Professor Sarkar with International Development Law Lab students Emmanuella Naon & Yuqi Sun.
Professor Sarkar with International Development Law Lab students Emmanuella Naon & Yuqi Sun.

Case Western Reserve University School of Law is pleased to announce the launch of its International Development Law Lab in the Fall Term 2024. Adjunct Law Professor Rumu Sarkar leads the lab and also teaches the related course on International Development Law.

CWRU School of Law is known for the strength and breadth of its experiential offerings, including in International Law. PreLaw Magazine ranks the Law School in the top ten in practical education and US News ranks it #13 best in the nation in international law. In addition to the law school’s endowed Immigration Clinic and nine other legal clinics, CWRU also offers a variety of Labs to 2Ls and 3Ls.

“Our labs provide law students invaluable hands-on experience assisting non-profits and NGOs on high-profile and exciting cases,” said Michael Scharf, who heads up CWRU’s International Law program as Associate Dean for Global Legal Studies. 

Starting in the fall of 2024, the Law School now offers a lab for students interested in the important field of International Development Law. The International Development Law Lab (the “IDL Lab”) is focused on social impact investing in the Global South. It currently has two anchor pro bono partners, one headquartered in Singapore and the other in India. The Law students are working on White Papers, policy guidelines, toolkits and legal templates that respond to the needs of the partner institutions under the direction of Sarkar. 

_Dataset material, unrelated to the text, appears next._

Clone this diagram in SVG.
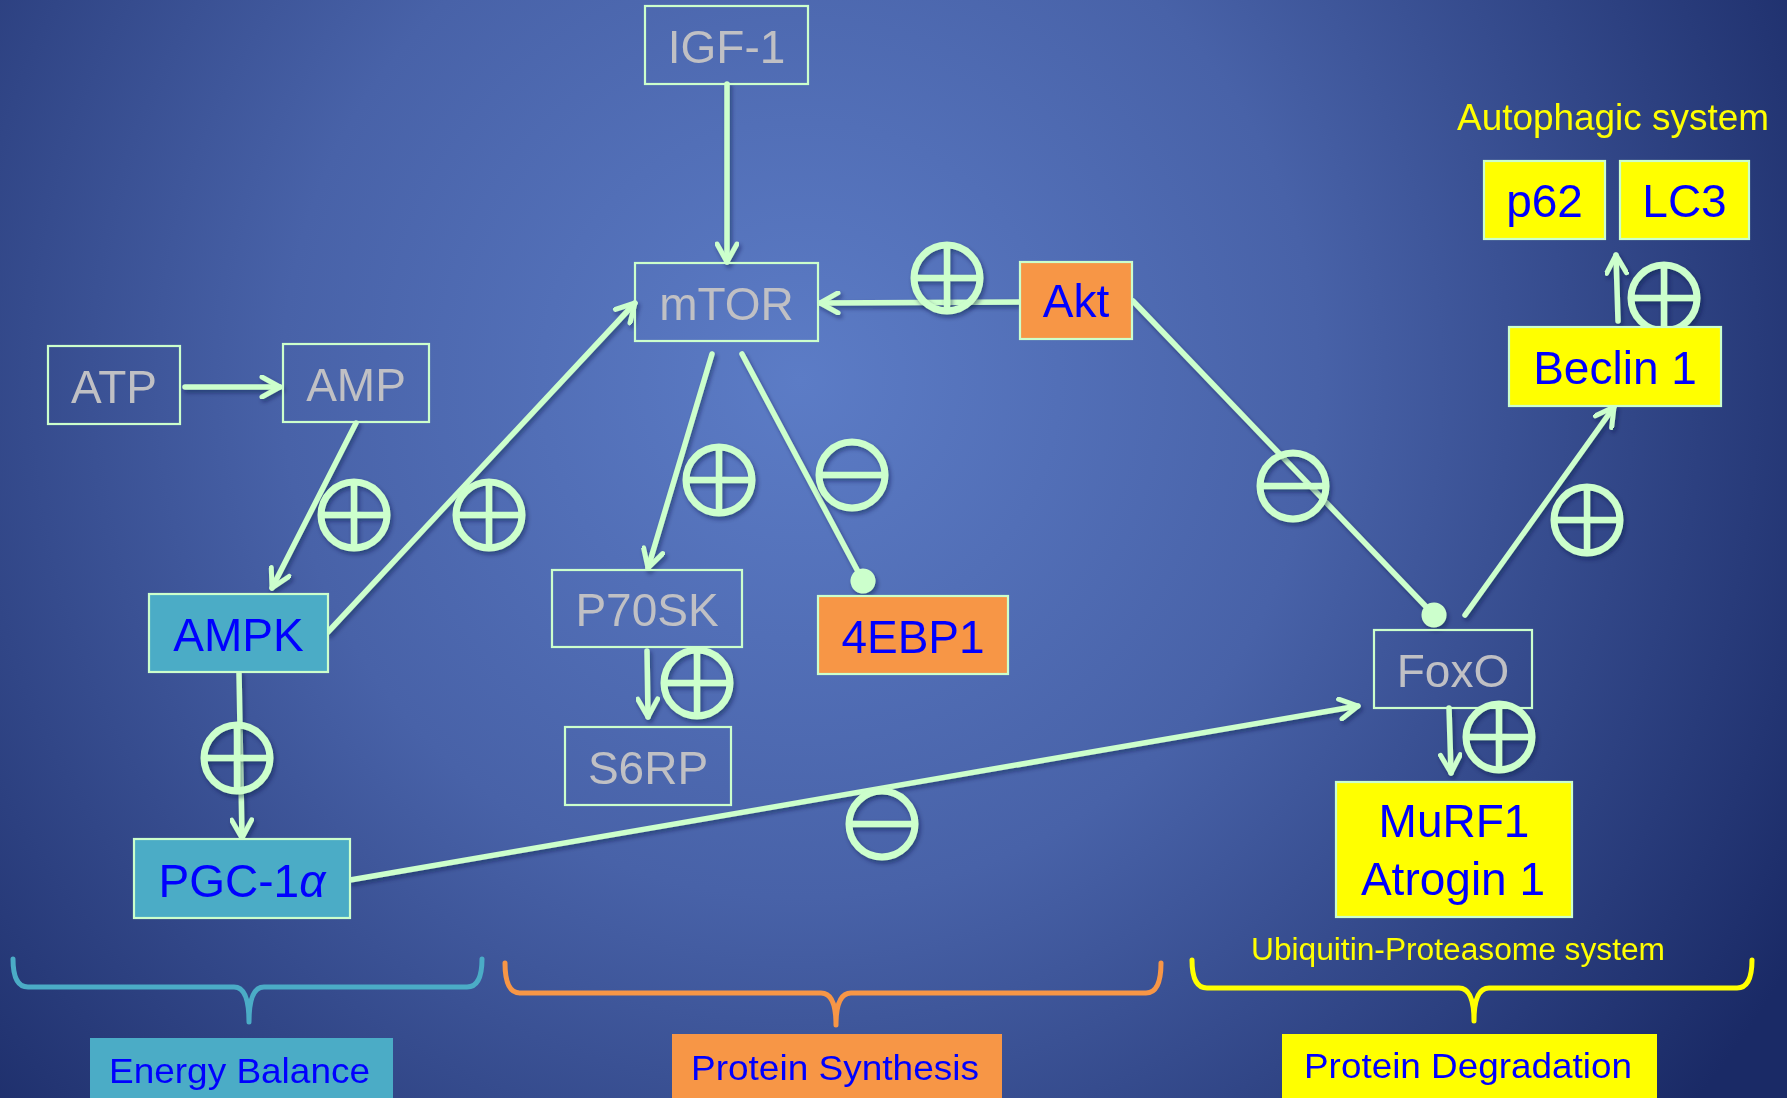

The IDL Lab has entered into an academic partnership with the lab’s anchor client, the Impact Investment Exchange (IIX) which is headquartered in Singapore. The IDL Lab will be actively engaged in providing legal insights that support IIX’s many innovative, cutting-edge projects that empower women entrepreneurs in Asia and now, in Africa as well. IIX creates complex legal vehicles that capture financing from official donors such as the U.S. International Development Finance Corporation (DFC) and the Australian Government Department of Foreign Affairs and Trade while also attracting capital from philanthropic and private actors. IIX has issued its groundbreaking Women’s Livelihood Bond™ series, and continues to be a strategic leader in the social impact investment space.  

Stephen Petras, Director of CWRU’s Frederick K. Cox International Law Center, added, “Professor Sarkar’s leadership in the area of International Development Law is an asset to the law school but more importantly, her International Development Law course and lab are now constituent parts of the Cox Center. I am looking forward to working with her as she expands the lab and explores other ways of providing value-added learning experiences for our students as we move forward.”

Sarkar joined the Law School’s adjunct faculty in 2022 to teach a new course on International Development Law. She is the author of two leading textbooks in the field—“International Development Law” (Oxford University Press) and “Transnational Business Law” (Kluwer Law International) and she has taught as an adjunct law professor at the Georgetown University Law Center, and has served as General Counsel and Assistant General Counsel to several organizations including the Overseas Private Investment Corporation (OPIC). 

“These international NGOs and private equity funds are doing vitally important work in the Global South to alleviate poverty, and empower woman entrepreneurs and other underserved communities,” Sarkar said of the lab’s partners. “The lab has just launched, but my students are already beginning to understand the legal complexities in using loan instruments and equity investments in creative ways to address the needs of the downstream end-users of this sophisticated financing.”